検査器機が無いのに漢方が病状を判断できる理由

漢方での検査は機材が不要の四診法

中医学(中国漢方)では、病名では無く「証」で対応します。
証とは、中医学の診察法(四診)からの情報を源に判断する西洋医学で言うところの症候名に近い。
近い、というのは現代医学の症候名や病名と全く異なるところがあるからです。
証は患者の病気の原因、病態、病気の位置(病の部位)、病気の時期(病気の進行状態や病のある段階を示す)などを総合的に判断しています。
つまり、証は、症状の一つ一つを分けて考えるのではなく、病の病態像を全て関連付けた幅広い意味のことなんです。
そのため証が判断できれば、中医学の視点から病気の状態が全体的に判断できるため、治療方針に迷いが少なくなるんです。
ここで、区別しなくてはいけないことに「証」と「症」の違い。
「症」は病によって引き起こされた発熱、悪寒、頭痛、咳、鼻水などの具体的な症状のことで、「症候名」はそれらの症状の始まりからの流れの状態のことです。

四診法

望診(視覚による診察法)

顔の表情、顔や皮膚の色つや、動作、舌などを見て判断する診察法。また、直感的に感じられる患者の雰囲気なども診察情報として扱うようにします。

聞診(聴覚、嗅覚による診察法)

声の質、調子、あるいは呼吸、咳など状態を聞き取ることや、口臭や体臭などを嗅いで判断する診察法です。

問診

問診は西洋医学とは違います。
患者さんから症状や経過を聴取するという意味では同じですが、中医学での問診は患者さんの言葉を引き出して診療録に、そのままの言葉を記載するこようにしています。
私の場合、会話言葉のまま、記録することがほとんどです。
略して記録しないように心かげています。

切診(触覚による診察法)

脈診(みゃくしん)(手首にある動脈を触れて、病を判断する診察法)
腹診(ふくしん) (腹壁の緊張、弾力、硬結、圧痛、温冷などをみる診察法) 
背診(はいしん) (背部の皮膚、筋肉、ツボの状態をみる診察法)
切穴(せっけつ) (ツボの反応をみる診察法)

体表から体内の異常を読み取る

西洋医学の場合、中医学(中国漢方)と違って、症状があるのに検査データとして現れないと病気としての診断ができず治療方針が決まらない場合があります。
中医学(中国漢方)では、内視鏡やCTのような診断機器が昔には、ありませんでした。
そのため、体表に現れる現象などから身体内部の異常を読み取る臓象学が研究され発展してきました。

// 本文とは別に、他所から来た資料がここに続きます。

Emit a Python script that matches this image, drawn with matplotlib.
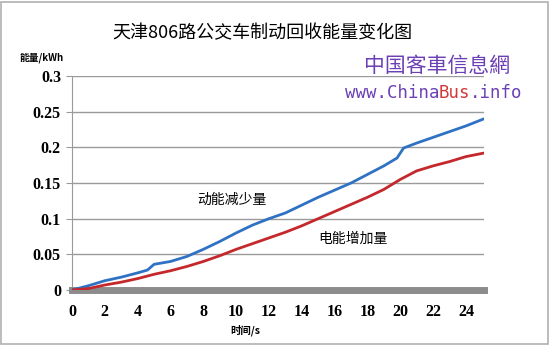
import matplotlib
matplotlib.use("Agg")
import matplotlib.pyplot as plt
from matplotlib.patches import Rectangle

# time (s) and energy (kWh)
t_blue = [0, 1, 2, 3, 4, 4.6, 5, 6, 7, 8, 9, 10, 11, 12, 13, 14, 15, 16, 17,
          18, 19, 19.8, 20.2, 21, 22, 23, 24, 25.1]
kinetic_drop = [0, 0.006, 0.013, 0.018, 0.024, 0.028, 0.036, 0.040, 0.047, 0.057,
                0.068, 0.080, 0.091, 0.100, 0.108, 0.119, 0.130, 0.140, 0.150,
                0.162, 0.174, 0.185, 0.199, 0.206, 0.214, 0.222, 0.230, 0.240]
t_red = [0, 1, 2, 3, 4, 5, 6, 7, 8, 9, 10, 11, 12, 13, 14, 15, 16, 17, 18, 19,
         20, 21, 22, 23, 24, 25.1]
electric_gain = [0, 0.002, 0.007, 0.011, 0.016, 0.022, 0.027, 0.033, 0.040, 0.048,
                 0.057, 0.065, 0.073, 0.081, 0.090, 0.100, 0.110, 0.120, 0.130,
                 0.141, 0.155, 0.167, 0.174, 0.180, 0.187, 0.192]
x_ticks = list(range(0, 25, 2))
y_ticks = [0, 0.05, 0.1, 0.15, 0.2, 0.25, 0.3]
y_labels = ["0", "0.05", "0.1", "0.15", "0.2", "0.25", "0.3"]

cjk = ["Noto Sans CJK SC", "DejaVu Sans"]
num_font = "Liberation Serif"

fig = plt.figure(figsize=(5.5, 3.49), dpi=100)
ax = fig.add_axes([72 / 550, 1 - 290 / 349, 412 / 550, 214 / 349])

ax.plot(t_blue, kinetic_drop, color="#2f72c4", lw=2.0, zorder=3)
ax.plot(t_red, electric_gain, color="#c4282c", lw=2.0, zorder=3)

ax.set_xlim(0, 25.1)
ax.set_ylim(0, 0.3)
ax.set_yticks(y_ticks)
ax.set_yticklabels(y_labels, fontfamily=num_font, fontweight="bold", fontsize=11.5)
ax.set_xticks(x_ticks)
ax.set_xticklabels([str(v) for v in x_ticks], fontfamily=num_font,
                   fontweight="bold", fontsize=11.5)
ax.grid(axis="y", color="#9a9a9a", lw=1)
ax.set_axisbelow(True)

for s in ["top", "right"]:
    ax.spines[s].set_visible(False)
ax.spines["left"].set_color("#9a9a9a")
ax.spines["bottom"].set_color("#8c8c8c")
ax.spines["bottom"].set_linewidth(5)
ax.tick_params(axis="y", length=4, color="#9a9a9a", pad=4)
ax.tick_params(axis="x", length=0, pad=10)
ax.set_xticks([v * 0.5 for v in range(1, 51)], minor=True)
ax.tick_params(axis="x", which="minor", length=3, direction="inout", color="white", width=0.6)

ax.text(9.75, 0.127, "动能减少量", family=cjk, fontsize=10, ha="center", va="center")
ax.text(17.1, 0.072, "电能增加量", family=cjk, fontsize=10, ha="center", va="center")

fig.text(262 / 550, 1 - 33 / 349, "天津806路公交车制动回收能量变化图", family=cjk,
         fontsize=13, ha="center", va="center")
fig.text(42 / 550, 1 - 58 / 349, "能量/kWh", family=cjk, fontsize=7,
         fontweight="bold", ha="center", va="center")
fig.text(245 / 550, 1 - 330 / 349, "时间/s", family=cjk, fontsize=7.5,
         fontweight="bold", ha="center", va="center")

# watermark
fig.text(437 / 550, 1 - 66 / 349, "中国客車信息網", family=cjk, fontsize=15,
         color="#6b3fb5", ha="center", va="center")
fig.text(345 / 550, 1 - 93 / 349, "www.China", family="DejaVu Sans Mono",
         fontsize=12.5, color="#6b3fb5", ha="left", va="center")
fig.text(439 / 550, 1 - 93 / 349, "Bus", family="DejaVu Sans Mono",
         fontsize=12.5, color="#d23a3a", ha="left", va="center")
fig.text(470 / 550, 1 - 93 / 349, ".info", family="DejaVu Sans Mono",
         fontsize=12.5, color="#6b3fb5", ha="left", va="center")

fig.patches.append(Rectangle((0.002, 1 - 344 / 349), 0.994, 342 / 349,
                             transform=fig.transFigure, fill=False,
                             edgecolor="#b0b0b0", lw=1.2))

fig.savefig("out.png", dpi=100)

診断は体全体におよび、上記の四診(望・聞・問・切)を使って判断されます。
検査データだけではわかりにくい、難しい病気になる前の段階(未病)を予測し、早目の対応も可能になっています。

最初に重要になるのは望診です。
なぜなら、目の前で見るコトができるからです。
顔の色や艶、舌の色や苔、さらには問診にて精神状態、分泌物や排泄物などの状態を聞き取ることで、診断のための情報を集めることができます。
望診の判断のしかたの一つに顔の色艶から内臓の状態がわかることがあります。
健康な人の顔色は、やや赤みを帯び、潤いと光沢があります。
白い顔色は、肺(呼吸器系統)が弱い時に多く、血虚(貧血傾向)や陽虚(体のエネルギー不足や機能低下)の可能性として捉えます。
反対に赤い場合は、心(循環器系統)との関係が深いんです。
精神の興奮状態や炎症のある場合も考えられます。
さらに、青は肝(肝臓系統)やケイレン性疾患、黄は脾胃(消化器系統)、黒は腎臓や瘀血(血の滞り)とのつながりが深いんです。

他にも、多くの情報を集めて証を考えて行くのが中医学(中国漢方)なんです。